The lethality of “seeing” God is that it can only be achieved by those who have conquered all their character flaws. But to be human, Chatam Sofer is saying, is to have flaws in need of burnishing. Moshe was very close to perfection— in his comment to the next verse, through gematria readings I leave for another time, Chatam Sofer asserts that Moshe died at the age of 120 because he then reached the perfection that transcended a human body.

Four remarkable ideas in one short piece of Chatam Sofer, I think: First, he doesn’t think God rejects the idea of changing Moshe’s character because it violates freewill or any other such basic element of creation, only because it would take Moshe out of the human realm.
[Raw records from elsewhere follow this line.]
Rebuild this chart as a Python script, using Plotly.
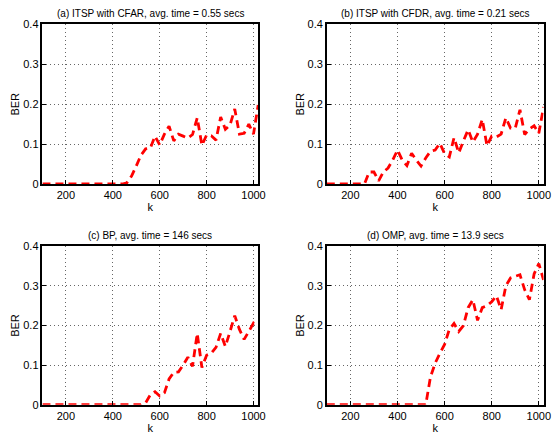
import plotly.graph_objects as go

k = [100, 120, 140, 160, 180, 200, 220, 240, 260, 280, 300, 320, 340, 360, 380, 400,
     420, 440, 460, 480, 500, 520, 540, 560, 580, 600, 620, 640, 660, 680, 700, 720,
     740, 760, 780, 800, 820, 840, 860, 880, 900, 920, 940, 960, 980, 1000, 1020]

ber_itsp_cfar = [0] * 18 + [
    0.003, 0.02, 0.045, 0.072, 0.088, 0.09, 0.12, 0.098, 0.125, 0.145, 0.108, 0.125,
    0.12, 0.115, 0.124, 0.166, 0.097, 0.123, 0.121, 0.11, 0.168, 0.137, 0.148, 0.188,
    0.125, 0.127, 0.15, 0.125, 0.198]

ber_itsp_cfdr = [0] * 9 + [
    0.03, 0.03, 0.008, 0.03, 0.04, 0.06, 0.085, 0.06, 0.046, 0.077, 0.06, 0.045,
    0.065, 0.082, 0.085, 0.102, 0.076, 0.068, 0.116, 0.078, 0.108, 0.136, 0.105,
    0.125, 0.162, 0.096, 0.12, 0.118, 0.125, 0.166, 0.14, 0.14, 0.186, 0.124, 0.138,
    0.146, 0.127, 0.193]

ber_bp = [0] * 22 + [
    0.005, 0.025, 0.033, 0.022, 0.03, 0.065, 0.082, 0.083, 0.1, 0.12, 0.097, 0.18,
    0.094, 0.125, 0.13, 0.145, 0.18, 0.147, 0.185, 0.225, 0.19, 0.165, 0.185, 0.206,
    0.198]

ber_omp = [0] * 22 + [
    0.07, 0.105, 0.13, 0.152, 0.19, 0.205, 0.185, 0.2, 0.245, 0.265, 0.213, 0.245,
    0.25, 0.26, 0.275, 0.24, 0.3, 0.32, 0.324, 0.328, 0.29, 0.265, 0.33, 0.356, 0.315]

titles = ["(a) ITSP with CFAR, avg. time = 0.55 secs",
          "(b) ITSP with CFDR, avg. time = 0.21 secs",
          "(c) BP, avg. time = 146 secs",
          "(d) OMP, avg. time = 13.9 secs"]
series = [ber_itsp_cfar, ber_itsp_cfdr, ber_bp, ber_omp]

W, H = 553, 438
xdoms = [[43 / W, 261.5 / W], [331 / W, 550.5 / W]]
ydoms = [[1 - 183 / H, 1 - 19 / H], [1 - 410 / H, 1 - 247 / H]]

FONT = "Liberation Sans, Arial, Helvetica, sans-serif"
fig = go.Figure()
annotations = []
for i in range(4):
    r, c = divmod(i, 2)
    sfx = "" if i == 0 else str(i + 1)
    fig.add_trace(go.Scatter(
        x=k, y=series[i], mode="lines", xaxis="x" + sfx, yaxis="y" + sfx,
        line=dict(color="#ff0000", width=2.8, dash="8px,5px"),
        showlegend=False, hoverinfo="skip"))
    axcommon = dict(
        showline=True, linecolor="black", linewidth=1.5, mirror=True,
        ticks="inside", ticklen=4, tickcolor="black",
        showgrid=True, gridcolor="#666666", griddash="1px,3px", gridwidth=1,
        zeroline=False, tickfont=dict(family=FONT, size=11, color="black"),
    )
    fig.layout["xaxis" + sfx] = dict(
        axcommon, domain=xdoms[c], anchor="y" + sfx, range=[100, 1020],
        tickvals=[200, 400, 600, 800, 1000], ticktext=["200", "400", "600", "800", "1000"],
        title=dict(text="k", font=dict(family=FONT, size=11, color="black"), standoff=1))
    fig.layout["yaxis" + sfx] = dict(
        axcommon, domain=ydoms[r], anchor="x" + sfx, range=[0, 0.4],
        tickvals=[0, 0.1, 0.2, 0.3, 0.4], ticktext=["0", "0.1", "0.2", "0.3", "0.4"],
        title=dict(text="BER", font=dict(family=FONT, size=11, color="black"), standoff=1))
    annotations.append(dict(
        text=titles[i], xref="paper", yref="paper",
        x=(xdoms[c][0] + xdoms[c][1]) / 2, y=ydoms[r][1],
        xanchor="center", yanchor="bottom", yshift=3, showarrow=False,
        font=dict(family=FONT, size=10, color="black")))

fig.update_layout(
    width=W, height=H, margin=dict(l=0, r=0, t=0, b=0),
    paper_bgcolor="white", plot_bgcolor="white",
    annotations=annotations)

fig.write_html("out.html")
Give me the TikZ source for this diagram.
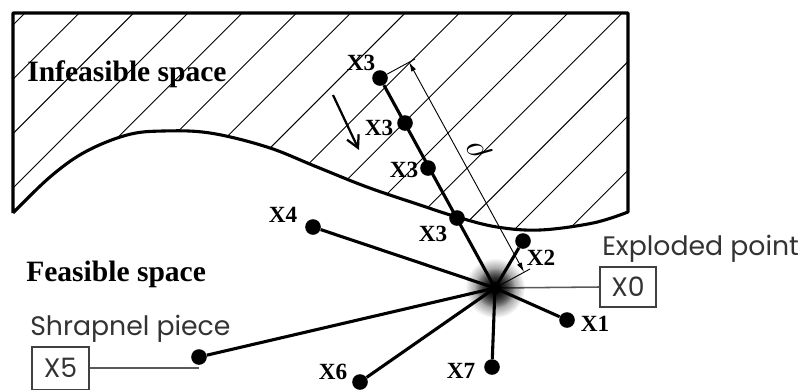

Second, the “death” of seeing Hashem is about growing out of one’s body, not the revelation itself hurting the body (an idea we could apply to other deaths as well, in theory). Third, rather than being “killed” for the sin at Mei Merivah, Chatam Sofer thinks Moshe finally overcame his last remaining human challenge, and ascended to a higher realm. Finally, there is his assumption the essence of being human is a soul working to become better enough to graduate from its body.

Insecurities To Which We Hold Fast, To Our Detriment

The beginning of the sin of the Golden Calf says the am saw Moshe’s return was being delayed, 32;1. Am is an amorphous word, open to multiple interpretations (Hazal, for example, thought it pointed to the erev rav, the non-Jews who had latched on to the camp on the way out of Egypt, as the ones who initiated this incident). Ha’amek Davar argues it was the poor, who were certain they had no merits to earn the divine providence they needed for God to sustain them.

They hadn’t really wanted to leave Egypt, he says, and only did so under the sway of Moshe and Aharon, trusting them and their merits to draw God’s munificence.

[I am not going to discuss how his view differs from Rashi’s; he is his own commentator and can read how he wishes. I do think it worth commenting on his certainty there was a dalat ha-am, poor people in the nation, when verses and tradition are clear the Jews took much gold and silver with them on the way out of Egypt, and their daily bread had already started raining down.

For Ha’amek Davar, there were still poor. He may mean in their spiritual merits, sure that they could not deserve Hashem’s hashgacha on their own, but even that is surprising—forty days after the Giving of the Torah, they are still/already convinced of their fundamental worthlessness. As the rest of the comment shows, I think he is talking about insecurity more than about the reality, and is reminding us how damaging the insecurity itself can be.]

When We Don’t Feel Safe

With Moshe gone—in their view, having passed away—their only avenue to a livelihood would be through “natural” means, because it calls for a lower level of providence [he is sure they knew they needed Hashem’s help always, just that it takes “less” such help for the world to follow its usual patterns, planting crops, harvesting them, etc., and they were comfortable they deserved that version of it].

Were he gone, they were stuck in the desert, with no one to conduit the providence they needed. Confused and worried, they began to strategize, and it brought them to worshipping a power other than God (not everyone who reads the incident says the Jews committed full-fledged avodah zarah; he is saying they did). He implies there are two places they might have saved themselves from what came: had they been more trusting in God’s bounty and protection, Moshe’s lateness would not have hit them so hard, and had they not then decided they had to act in response, they would not have started the chain of events to idolatry.

They were both insecure and overconfident of their understanding of how to proceed in the face of Moshe’s disappearance. A bad combination.

Whether as communities who wish to engage with our Father in Heaven or as individuals learning about what it means to be human, our three commentators show us ways we can and cannot take positive steps in our personal and communal relationship with Hashem.